Felim James-This Sleeping Heart
Artist: Felim James
Medium: Video
This Sleeping Heart is a poem that was presented as part of Humanity in the Ruins, a short film by Mary Moynihan and others, inspired by artists who resisted fascism throughout history. It comprises scenes, poems, dance, and song based on imagined moments from the lives of artists who stood up for human rights in the face of fascism and hatred. The film tells the tragic story of those who lost their lives in the struggle against tyranny, from the Spanish writer and revolutionary Federico García Lorca, to the influential German war photographer Gerda Taro. It also pays homage to those who survived their conflicts and went on to champion the cause of human rights and equality. This includes figures such as the French politician Simone Veil, who was interned in the Auschwitz concentration camp. These tales of hope, horror, and humanity pose one abiding question: how far are human beings willing to go to perpetrate evil, and to fight it?
Biography
Féilim James is an award-winning writer from Dublin, Ireland. In 2020, the Arts of Council of Ireland awarded Féilim a Literature Bursary Award to finish his debut novel, Flower of Ash, as well as a Professional Development Award. He received an Arts Bursary from Dublin City Arts Office in 2021 to finish his first poetry collection, I was a river, lost.

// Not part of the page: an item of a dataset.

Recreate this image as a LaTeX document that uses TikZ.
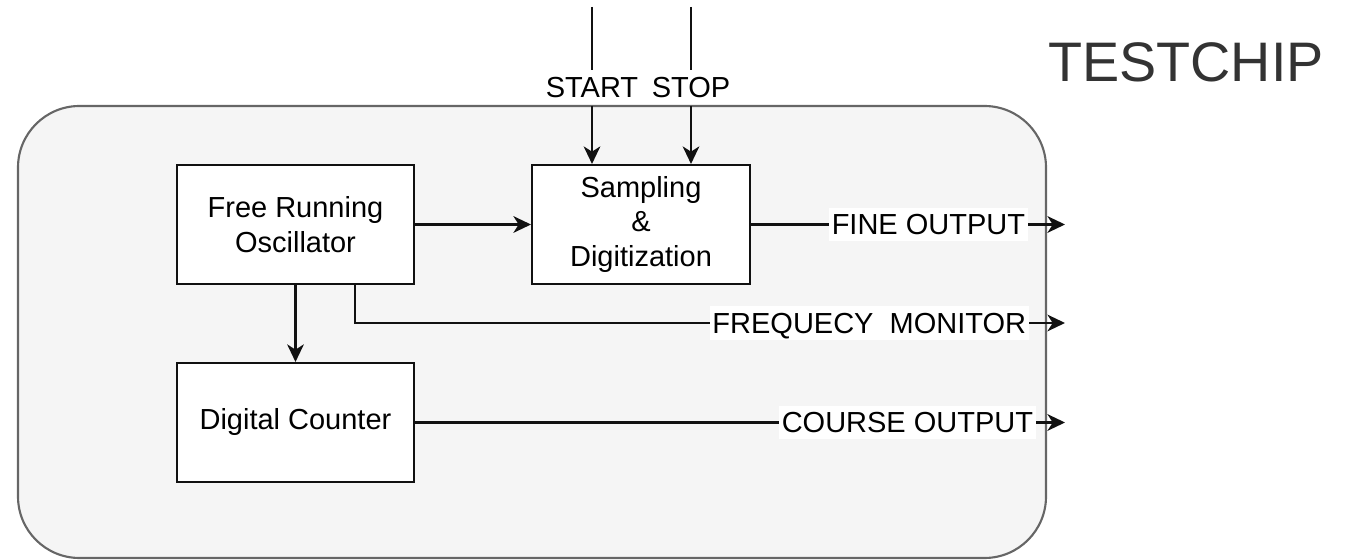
\documentclass[tikz,border=0pt]{standalone}
\usepackage{fontspec}
\setmainfont{Liberation Sans}
\usetikzlibrary{arrows.meta}
\definecolor{chipfill}{HTML}{F5F5F5}
\definecolor{chipline}{HTML}{666666}
\definecolor{titlegray}{HTML}{333333}
\definecolor{edgeblack}{HTML}{111111}
\begin{document}
\begin{tikzpicture}[x=0.02cm,y=-0.02cm,
  every node/.style={font=\fontsize{16.5}{19.8}\selectfont},
  block/.style={draw=edgeblack, line width=1.2pt, fill=white, align=center, inner sep=0pt},
  conn/.style={draw=edgeblack, line width=1.2pt, -{Stealth[length=10pt,width=9.5pt,inset=3pt]}},
  plainconn/.style={draw=edgeblack, line width=1.2pt},
  lbl/.style={fill=white, inner xsep=1.5pt, inner ysep=3.6pt, text height=11.8pt, text depth=0pt},
  toplbl/.style={fill=white, inner sep=0pt, minimum height=19pt, text height=11.8pt, text depth=0pt}
]
\useasboundingbox (0,0) rectangle (1356,560);
% chip outline
\draw[fill=chipfill, draw=chipline, line width=1.2pt, rounded corners=35pt] (18,106) rectangle (1046,558);
\node[text=titlegray, font=\fontsize{31.7}{36}\selectfont, inner sep=0pt] (title) at (1186,62) {TESTCHIP};

% blocks
\node[block, minimum width=4.74cm, minimum height=2.38cm] (osc) at (295.5,224.5) {Free Running\\Oscillator};
\node[block, minimum width=4.36cm, minimum height=2.38cm] (samp) at (641,224.5) {Sampling\\\&\\Digitization};
\node[block, minimum width=4.74cm, minimum height=2.38cm] (cnt) at (295.5,422.5) {Digital Counter};

% inputs
\coordinate (st) at (592,7);
\coordinate (sp) at (691,7);
\draw[plainconn] (st) -- (592,70);
\draw[plainconn] (sp) -- (691,70);
\draw[conn] (592,106) -- (st |- samp.north);
\draw[conn] (691,106) -- (sp |- samp.north);
\node[toplbl] (stl) at (592,87) {START};
\node[toplbl] (spl) at (691,87) {STOP};

% internal connections
\draw[conn] (osc.east) -- (samp.west);
\draw[conn] (osc.south) -- (cnt.north);

% outputs
\coordinate (fineend) at (1065,224.5);
\coordinate (monend) at (1065,323);
\coordinate (cntend) at (1065,422.5);
\coordinate (monstart) at (355,284);
\draw[conn] (samp.east) -- (fineend);
\draw[conn] (monstart) |- (monend);
\draw[conn] (cnt.east) -- (cntend);
\node[lbl, anchor=east] (finel) at (1028,224.5) {FINE OUTPUT};
\node[lbl, anchor=east] (monl) at (1029,323) {FREQUECY\ \ MONITOR};
\node[lbl, anchor=east] (cntl) at (1036,422.5) {COURSE OUTPUT};
\end{tikzpicture}
\end{document}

His work through Irish, under Féilim Ó Brádaigh, has won seven Oireachtas na Gaeilge literary awards. His short fiction and poetry, through English and Irish, have appeared in a number of journals, including The Fiction Pool, The Galway Review, Icarus, Comhar, A New Ulster, and the Trinity Journal of Literary Translation. Visit his website: www.feilimwrites.com
A short film Féilim wrote, titled The Big No, produced by Smashing Times, was shortlisted by the IndieX Film Festival, and his play At Summer’s End has toured Ireland. At Summer’s End is based on the life-story of Ettie Steinberg, an Irish woman who was murdered, along with her family, at Auschwitz.
In The Big No, a young man tells the story of his psychological unravelling and subsequent mental health crisis. Told in the form of a voiceover monologue accompanied by compelling imagery, this poetic short film takes us on a journey of despair, introspection, and hope. As he battles against panic attacks and suicidal thoughts, he is forced to face the ‘why’ of his problems head on, learning some essential truths about himself and the world.
Féilim says ‘My inspirations are many and wide-ranging. To the fore are James Joyce, Sylvia Plath, John Banville, Marilynne Robinson, Ted Hughes, TS Eliot, Seán Ó Ríordáin, and Radiohead’.